[EXERCISE TASK] Transcribe every line exactly and omit anything that is a picture.

-- start STORED DATA --

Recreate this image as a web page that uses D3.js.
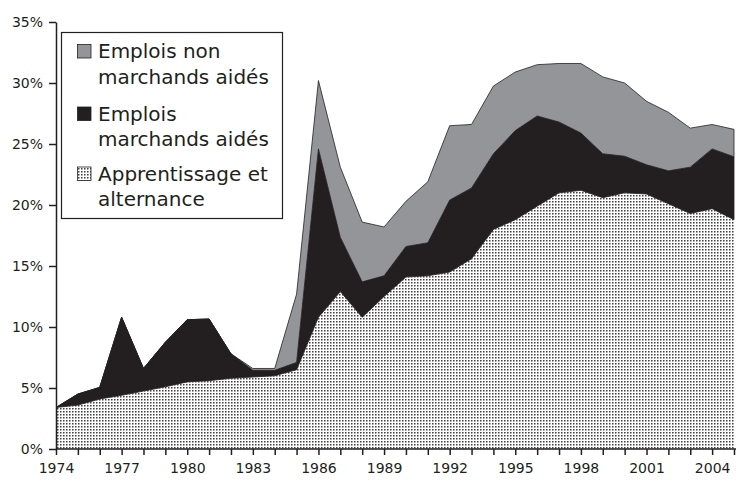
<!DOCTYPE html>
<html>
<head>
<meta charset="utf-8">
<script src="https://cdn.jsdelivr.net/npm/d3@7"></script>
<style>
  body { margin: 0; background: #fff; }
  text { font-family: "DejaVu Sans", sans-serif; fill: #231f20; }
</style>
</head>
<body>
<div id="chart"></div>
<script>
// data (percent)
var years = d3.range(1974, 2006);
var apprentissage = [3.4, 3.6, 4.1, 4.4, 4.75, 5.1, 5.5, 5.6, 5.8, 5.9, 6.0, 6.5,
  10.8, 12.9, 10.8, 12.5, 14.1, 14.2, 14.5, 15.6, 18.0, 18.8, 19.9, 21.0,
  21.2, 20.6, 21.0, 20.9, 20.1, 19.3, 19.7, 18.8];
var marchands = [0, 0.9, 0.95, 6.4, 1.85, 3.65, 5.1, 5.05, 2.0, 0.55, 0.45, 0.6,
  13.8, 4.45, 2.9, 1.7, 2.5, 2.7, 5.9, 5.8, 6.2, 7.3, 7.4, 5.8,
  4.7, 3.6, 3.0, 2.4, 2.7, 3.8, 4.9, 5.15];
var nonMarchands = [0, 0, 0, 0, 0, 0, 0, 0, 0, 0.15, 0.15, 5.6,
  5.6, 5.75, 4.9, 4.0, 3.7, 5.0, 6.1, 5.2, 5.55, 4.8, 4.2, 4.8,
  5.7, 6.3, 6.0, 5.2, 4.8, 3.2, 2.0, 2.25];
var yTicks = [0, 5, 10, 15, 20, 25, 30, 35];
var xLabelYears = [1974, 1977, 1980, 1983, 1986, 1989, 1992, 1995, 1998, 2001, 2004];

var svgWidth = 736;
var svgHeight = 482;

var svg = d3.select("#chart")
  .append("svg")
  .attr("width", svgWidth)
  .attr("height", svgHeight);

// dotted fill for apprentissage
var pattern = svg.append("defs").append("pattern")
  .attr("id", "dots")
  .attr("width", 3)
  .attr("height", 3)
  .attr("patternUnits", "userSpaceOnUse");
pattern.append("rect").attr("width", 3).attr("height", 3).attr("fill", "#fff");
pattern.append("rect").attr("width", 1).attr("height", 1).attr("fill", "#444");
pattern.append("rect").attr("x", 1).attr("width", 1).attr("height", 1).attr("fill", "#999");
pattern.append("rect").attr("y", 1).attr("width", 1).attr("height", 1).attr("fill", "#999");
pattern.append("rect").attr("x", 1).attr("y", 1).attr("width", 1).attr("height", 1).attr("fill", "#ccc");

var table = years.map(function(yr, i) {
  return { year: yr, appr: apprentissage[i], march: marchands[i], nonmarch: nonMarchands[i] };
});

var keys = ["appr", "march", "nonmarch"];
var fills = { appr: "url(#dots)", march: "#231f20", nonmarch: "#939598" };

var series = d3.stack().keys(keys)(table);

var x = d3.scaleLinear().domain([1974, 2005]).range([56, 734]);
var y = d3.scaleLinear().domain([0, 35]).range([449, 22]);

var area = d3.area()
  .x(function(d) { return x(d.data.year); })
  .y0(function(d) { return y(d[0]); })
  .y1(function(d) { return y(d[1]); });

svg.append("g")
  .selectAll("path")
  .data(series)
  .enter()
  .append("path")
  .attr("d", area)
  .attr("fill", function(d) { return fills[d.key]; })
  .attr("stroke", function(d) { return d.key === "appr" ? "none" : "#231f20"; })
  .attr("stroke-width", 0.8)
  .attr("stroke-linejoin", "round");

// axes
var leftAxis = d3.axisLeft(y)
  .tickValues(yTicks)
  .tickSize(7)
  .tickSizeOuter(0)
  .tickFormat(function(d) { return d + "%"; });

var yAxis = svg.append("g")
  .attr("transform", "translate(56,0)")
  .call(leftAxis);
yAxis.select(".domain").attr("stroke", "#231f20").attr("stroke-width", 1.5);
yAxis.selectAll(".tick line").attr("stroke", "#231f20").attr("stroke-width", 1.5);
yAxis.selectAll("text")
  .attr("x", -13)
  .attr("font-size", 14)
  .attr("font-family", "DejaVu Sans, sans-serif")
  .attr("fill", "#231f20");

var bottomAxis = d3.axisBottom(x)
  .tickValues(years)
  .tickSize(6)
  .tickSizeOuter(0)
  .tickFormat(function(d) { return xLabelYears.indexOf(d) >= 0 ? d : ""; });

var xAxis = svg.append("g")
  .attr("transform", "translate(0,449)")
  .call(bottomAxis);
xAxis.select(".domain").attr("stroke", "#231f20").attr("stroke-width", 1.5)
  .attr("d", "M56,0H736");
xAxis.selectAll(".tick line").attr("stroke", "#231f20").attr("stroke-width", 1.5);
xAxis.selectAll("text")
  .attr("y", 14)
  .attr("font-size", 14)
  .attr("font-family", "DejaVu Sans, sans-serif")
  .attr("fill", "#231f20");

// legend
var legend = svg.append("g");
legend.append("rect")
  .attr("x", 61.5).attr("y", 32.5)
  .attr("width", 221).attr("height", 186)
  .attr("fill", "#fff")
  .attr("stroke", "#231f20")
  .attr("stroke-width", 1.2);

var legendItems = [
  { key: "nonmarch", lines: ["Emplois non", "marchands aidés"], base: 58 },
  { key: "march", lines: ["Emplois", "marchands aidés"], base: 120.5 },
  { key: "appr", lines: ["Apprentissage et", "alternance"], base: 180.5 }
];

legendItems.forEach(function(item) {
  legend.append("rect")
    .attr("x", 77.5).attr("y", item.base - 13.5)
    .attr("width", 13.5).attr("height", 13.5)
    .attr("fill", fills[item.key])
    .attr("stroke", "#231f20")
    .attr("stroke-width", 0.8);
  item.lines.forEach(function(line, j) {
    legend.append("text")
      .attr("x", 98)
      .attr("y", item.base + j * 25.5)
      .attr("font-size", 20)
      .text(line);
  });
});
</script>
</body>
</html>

-- end STORED DATA --

[FINISHED ANSWER]
Recreate this image as a web page that uses D3.js.
<!DOCTYPE html>
<html>
<head>
<meta charset="utf-8">
<script src="https://cdn.jsdelivr.net/npm/d3@7"></script>
<style>
  body { margin: 0; background: #fff; }
  text { font-family: "DejaVu Sans", sans-serif; fill: #231f20; }
</style>
</head>
<body>
<div id="chart"></div>
<script>
// data (percent)
var years = d3.range(1974, 2006);
var apprentissage = [3.4, 3.6, 4.1, 4.4, 4.75, 5.1, 5.5, 5.6, 5.8, 5.9, 6.0, 6.5,
  10.8, 12.9, 10.8, 12.5, 14.1, 14.2, 14.5, 15.6, 18.0, 18.8, 19.9, 21.0,
  21.2, 20.6, 21.0, 20.9, 20.1, 19.3, 19.7, 18.8];
var marchands = [0, 0.9, 0.95, 6.4, 1.85, 3.65, 5.1, 5.05, 2.0, 0.55, 0.45, 0.6,
  13.8, 4.45, 2.9, 1.7, 2.5, 2.7, 5.9, 5.8, 6.2, 7.3, 7.4, 5.8,
  4.7, 3.6, 3.0, 2.4, 2.7, 3.8, 4.9, 5.15];
var nonMarchands = [0, 0, 0, 0, 0, 0, 0, 0, 0, 0.15, 0.15, 5.6,
  5.6, 5.75, 4.9, 4.0, 3.7, 5.0, 6.1, 5.2, 5.55, 4.8, 4.2, 4.8,
  5.7, 6.3, 6.0, 5.2, 4.8, 3.2, 2.0, 2.25];
var yTicks = [0, 5, 10, 15, 20, 25, 30, 35];
var xLabelYears = [1974, 1977, 1980, 1983, 1986, 1989, 1992, 1995, 1998, 2001, 2004];

var svgWidth = 736;
var svgHeight = 482;

var svg = d3.select("#chart")
  .append("svg")
  .attr("width", svgWidth)
  .attr("height", svgHeight);

// dotted fill for apprentissage
var pattern = svg.append("defs").append("pattern")
  .attr("id", "dots")
  .attr("width", 3)
  .attr("height", 3)
  .attr("patternUnits", "userSpaceOnUse");
pattern.append("rect").attr("width", 3).attr("height", 3).attr("fill", "#fff");
pattern.append("rect").attr("width", 1).attr("height", 1).attr("fill", "#444");
pattern.append("rect").attr("x", 1).attr("width", 1).attr("height", 1).attr("fill", "#999");
pattern.append("rect").attr("y", 1).attr("width", 1).attr("height", 1).attr("fill", "#999");
pattern.append("rect").attr("x", 1).attr("y", 1).attr("width", 1).attr("height", 1).attr("fill", "#ccc");

var table = years.map(function(yr, i) {
  return { year: yr, appr: apprentissage[i], march: marchands[i], nonmarch: nonMarchands[i] };
});

var keys = ["appr", "march", "nonmarch"];
var fills = { appr: "url(#dots)", march: "#231f20", nonmarch: "#939598" };

var series = d3.stack().keys(keys)(table);

var x = d3.scaleLinear().domain([1974, 2005]).range([56, 734]);
var y = d3.scaleLinear().domain([0, 35]).range([449, 22]);

var area = d3.area()
  .x(function(d) { return x(d.data.year); })
  .y0(function(d) { return y(d[0]); })
  .y1(function(d) { return y(d[1]); });

svg.append("g")
  .selectAll("path")
  .data(series)
  .enter()
  .append("path")
  .attr("d", area)
  .attr("fill", function(d) { return fills[d.key]; })
  .attr("stroke", function(d) { return d.key === "appr" ? "none" : "#231f20"; })
  .attr("stroke-width", 0.8)
  .attr("stroke-linejoin", "round");

// axes
var leftAxis = d3.axisLeft(y)
  .tickValues(yTicks)
  .tickSize(7)
  .tickSizeOuter(0)
  .tickFormat(function(d) { return d + "%"; });

var yAxis = svg.append("g")
  .attr("transform", "translate(56,0)")
  .call(leftAxis);
yAxis.select(".domain").attr("stroke", "#231f20").attr("stroke-width", 1.5);
yAxis.selectAll(".tick line").attr("stroke", "#231f20").attr("stroke-width", 1.5);
yAxis.selectAll("text")
  .attr("x", -13)
  .attr("font-size", 14)
  .attr("font-family", "DejaVu Sans, sans-serif")
  .attr("fill", "#231f20");

var bottomAxis = d3.axisBottom(x)
  .tickValues(years)
  .tickSize(6)
  .tickSizeOuter(0)
  .tickFormat(function(d) { return xLabelYears.indexOf(d) >= 0 ? d : ""; });

var xAxis = svg.append("g")
  .attr("transform", "translate(0,449)")
  .call(bottomAxis);
xAxis.select(".domain").attr("stroke", "#231f20").attr("stroke-width", 1.5)
  .attr("d", "M56,0H736");
xAxis.selectAll(".tick line").attr("stroke", "#231f20").attr("stroke-width", 1.5);
xAxis.selectAll("text")
  .attr("y", 14)
  .attr("font-size", 14)
  .attr("font-family", "DejaVu Sans, sans-serif")
  .attr("fill", "#231f20");

// legend
var legend = svg.append("g");
legend.append("rect")
  .attr("x", 61.5).attr("y", 32.5)
  .attr("width", 221).attr("height", 186)
  .attr("fill", "#fff")
  .attr("stroke", "#231f20")
  .attr("stroke-width", 1.2);

var legendItems = [
  { key: "nonmarch", lines: ["Emplois non", "marchands aidés"], base: 58 },
  { key: "march", lines: ["Emplois", "marchands aidés"], base: 120.5 },
  { key: "appr", lines: ["Apprentissage et", "alternance"], base: 180.5 }
];

legendItems.forEach(function(item) {
  legend.append("rect")
    .attr("x", 77.5).attr("y", item.base - 13.5)
    .attr("width", 13.5).attr("height", 13.5)
    .attr("fill", fills[item.key])
    .attr("stroke", "#231f20")
    .attr("stroke-width", 0.8);
  item.lines.forEach(function(line, j) {
    legend.append("text")
      .attr("x", 98)
      .attr("y", item.base + j * 25.5)
      .attr("font-size", 20)
      .text(line);
  });
});
</script>
</body>
</html>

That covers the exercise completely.